The exercise
Without the pictures, return all of the material exactly as written.

Supplied information
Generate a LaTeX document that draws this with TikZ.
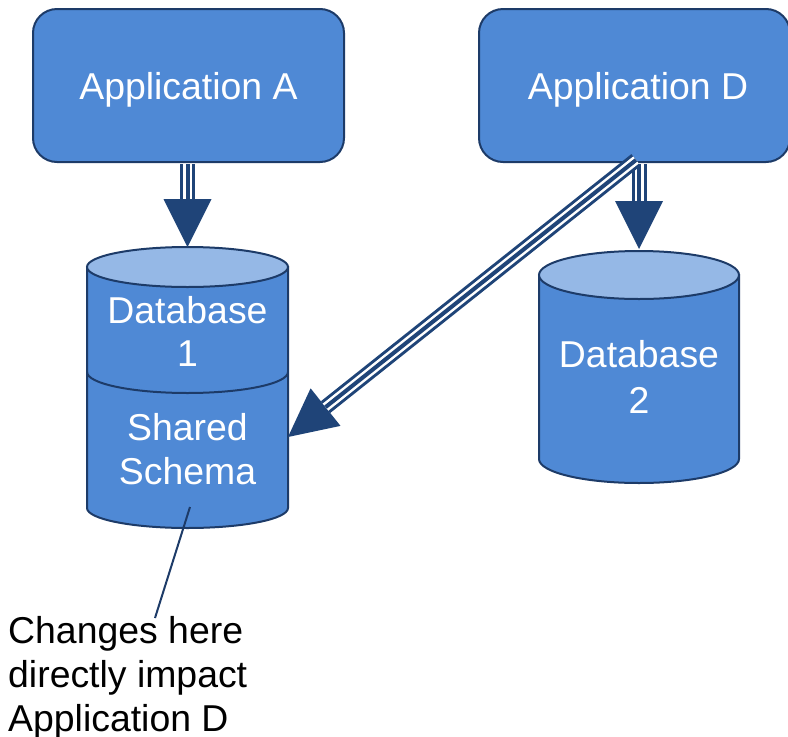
\documentclass[tikz,border=0pt]{standalone}
\usepackage{fontspec}
\setmainfont{Liberation Sans}
\usetikzlibrary{arrows.meta}

\definecolor{boxblue}{RGB}{79,137,213}
\definecolor{toplight}{RGB}{149,184,230}
\definecolor{navy}{RGB}{29,59,104}
\definecolor{arrownavy}{RGB}{31,68,120}

\tikzset{
  bigtext/.style={font=\fontsize{37.4}{44}\selectfont},
  appbox/.style={draw=navy, line width=2pt, fill=boxblue, rounded corners=24pt,
    text=white, bigtext, text height=28pt, text depth=0pt, inner sep=0pt,
    minimum width=311pt, minimum height=153pt},
  dbbody/.style={draw=navy, line width=2pt, fill=boxblue},
  dbtop/.style={draw=navy, line width=2pt, fill=toplight},
  dbline/.style={draw=navy, line width=2pt},
  dblabel/.style={text=white, bigtext, anchor=base, inner sep=0pt},
  notetext/.style={text=black, bigtext, anchor=base west, inner sep=0pt},
  noteline/.style={draw=navy, line width=2pt},
  outerline/.style={draw=arrownavy, line width=15pt,
    -{Triangle[width=48pt,length=48pt,line width=0pt]}},
  gapline/.style={draw=white, line width=9pt, shorten >=48pt},
  innerline/.style={draw=arrownavy, line width=4pt, shorten >=48pt},
}

% triple-line connector with a large filled head
\newcommand\triplelink[3][0pt]{%
  \path[outerline, shorten <=#1] (#2) -- (#3);
  \path[gapline, shorten <=#1] (#2) -- (#3);
  \path[innerline, shorten <=#1] (#2) -- (#3);
}

\begin{document}
\begin{tikzpicture}[x=1pt,y=-1pt]
\useasboundingbox (0,0) rectangle (788,737);

% ---- Database 1 (with the shared schema section) ----
\path[dbbody] (87,267) -- (87,508)
  arc[start angle=180,end angle=360,x radius=100.5pt,y radius=20pt]
  -- (288,267) -- cycle;
\path[dbline] (87,372) arc[start angle=180,end angle=360,x radius=100.5pt,y radius=21pt];
\path[dbtop] (187.5,267) ellipse[x radius=100.5pt,y radius=20pt];
\node[dblabel] (db1a) at (187.5,323) {Database};
\node[dblabel] (db1b) at (187.5,366) {1};
\node[dblabel] (db1c) at (187.5,440) {Shared};
\node[dblabel] (db1d) at (187.5,484) {Schema};

% ---- Database 2 ----
\path[dbbody] (539,275) -- (539,459)
  arc[start angle=180,end angle=360,x radius=100pt,y radius=24pt]
  -- (739,275) -- cycle;
\path[dbtop] (639,275) ellipse[x radius=100pt,y radius=24pt];
\node[dblabel] (db2a) at (639,367) {Database};
\node[dblabel] (db2b) at (639,413) {2};

% connector end points on the databases
\coordinate (db1top) at (187.5,247);
\coordinate (db1side) at (288,437);
\coordinate (db2top) at (639,249);

% ---- Applications ----
\node[appbox] (appA) at (188.5,85.5) {Application A};
\node[appbox] (appD) at (634.5,85.5) {\hspace*{7pt}Application D};

% vertical links, starting just below the box borders
\triplelink[1pt]{db1top |- appA.south}{db1top}
\triplelink[1pt]{db2top |- appD.south}{db2top}

% diagonal link from Application D into the shared schema
\coordinate (dsrc) at ([xshift=1.5pt,yshift=3pt]appD.south);
\triplelink{dsrc}{db1side}

% ---- annotation ----
\coordinate (noteA) at (190,507);
\coordinate (noteB) at (155,618);
\path[noteline] (noteA) -- (noteB);
\node[notetext] (n1) at (8,643) {Changes here};
\node[notetext] (n2) at (8,687) {directly impact};
\node[notetext] (n3) at (8,731) {Application D};
\end{tikzpicture}
\end{document}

Answer to the task
Generate a LaTeX document that draws this with TikZ.
\documentclass[tikz,border=0pt]{standalone}
\usepackage{fontspec}
\setmainfont{Liberation Sans}
\usetikzlibrary{arrows.meta}

\definecolor{boxblue}{RGB}{79,137,213}
\definecolor{toplight}{RGB}{149,184,230}
\definecolor{navy}{RGB}{29,59,104}
\definecolor{arrownavy}{RGB}{31,68,120}

\tikzset{
  bigtext/.style={font=\fontsize{37.4}{44}\selectfont},
  appbox/.style={draw=navy, line width=2pt, fill=boxblue, rounded corners=24pt,
    text=white, bigtext, text height=28pt, text depth=0pt, inner sep=0pt,
    minimum width=311pt, minimum height=153pt},
  dbbody/.style={draw=navy, line width=2pt, fill=boxblue},
  dbtop/.style={draw=navy, line width=2pt, fill=toplight},
  dbline/.style={draw=navy, line width=2pt},
  dblabel/.style={text=white, bigtext, anchor=base, inner sep=0pt},
  notetext/.style={text=black, bigtext, anchor=base west, inner sep=0pt},
  noteline/.style={draw=navy, line width=2pt},
  outerline/.style={draw=arrownavy, line width=15pt,
    -{Triangle[width=48pt,length=48pt,line width=0pt]}},
  gapline/.style={draw=white, line width=9pt, shorten >=48pt},
  innerline/.style={draw=arrownavy, line width=4pt, shorten >=48pt},
}

% triple-line connector with a large filled head
\newcommand\triplelink[3][0pt]{%
  \path[outerline, shorten <=#1] (#2) -- (#3);
  \path[gapline, shorten <=#1] (#2) -- (#3);
  \path[innerline, shorten <=#1] (#2) -- (#3);
}

\begin{document}
\begin{tikzpicture}[x=1pt,y=-1pt]
\useasboundingbox (0,0) rectangle (788,737);

% ---- Database 1 (with the shared schema section) ----
\path[dbbody] (87,267) -- (87,508)
  arc[start angle=180,end angle=360,x radius=100.5pt,y radius=20pt]
  -- (288,267) -- cycle;
\path[dbline] (87,372) arc[start angle=180,end angle=360,x radius=100.5pt,y radius=21pt];
\path[dbtop] (187.5,267) ellipse[x radius=100.5pt,y radius=20pt];
\node[dblabel] (db1a) at (187.5,323) {Database};
\node[dblabel] (db1b) at (187.5,366) {1};
\node[dblabel] (db1c) at (187.5,440) {Shared};
\node[dblabel] (db1d) at (187.5,484) {Schema};

% ---- Database 2 ----
\path[dbbody] (539,275) -- (539,459)
  arc[start angle=180,end angle=360,x radius=100pt,y radius=24pt]
  -- (739,275) -- cycle;
\path[dbtop] (639,275) ellipse[x radius=100pt,y radius=24pt];
\node[dblabel] (db2a) at (639,367) {Database};
\node[dblabel] (db2b) at (639,413) {2};

% connector end points on the databases
\coordinate (db1top) at (187.5,247);
\coordinate (db1side) at (288,437);
\coordinate (db2top) at (639,249);

% ---- Applications ----
\node[appbox] (appA) at (188.5,85.5) {Application A};
\node[appbox] (appD) at (634.5,85.5) {\hspace*{7pt}Application D};

% vertical links, starting just below the box borders
\triplelink[1pt]{db1top |- appA.south}{db1top}
\triplelink[1pt]{db2top |- appD.south}{db2top}

% diagonal link from Application D into the shared schema
\coordinate (dsrc) at ([xshift=1.5pt,yshift=3pt]appD.south);
\triplelink{dsrc}{db1side}

% ---- annotation ----
\coordinate (noteA) at (190,507);
\coordinate (noteB) at (155,618);
\path[noteline] (noteA) -- (noteB);
\node[notetext] (n1) at (8,643) {Changes here};
\node[notetext] (n2) at (8,687) {directly impact};
\node[notetext] (n3) at (8,731) {Application D};
\end{tikzpicture}
\end{document}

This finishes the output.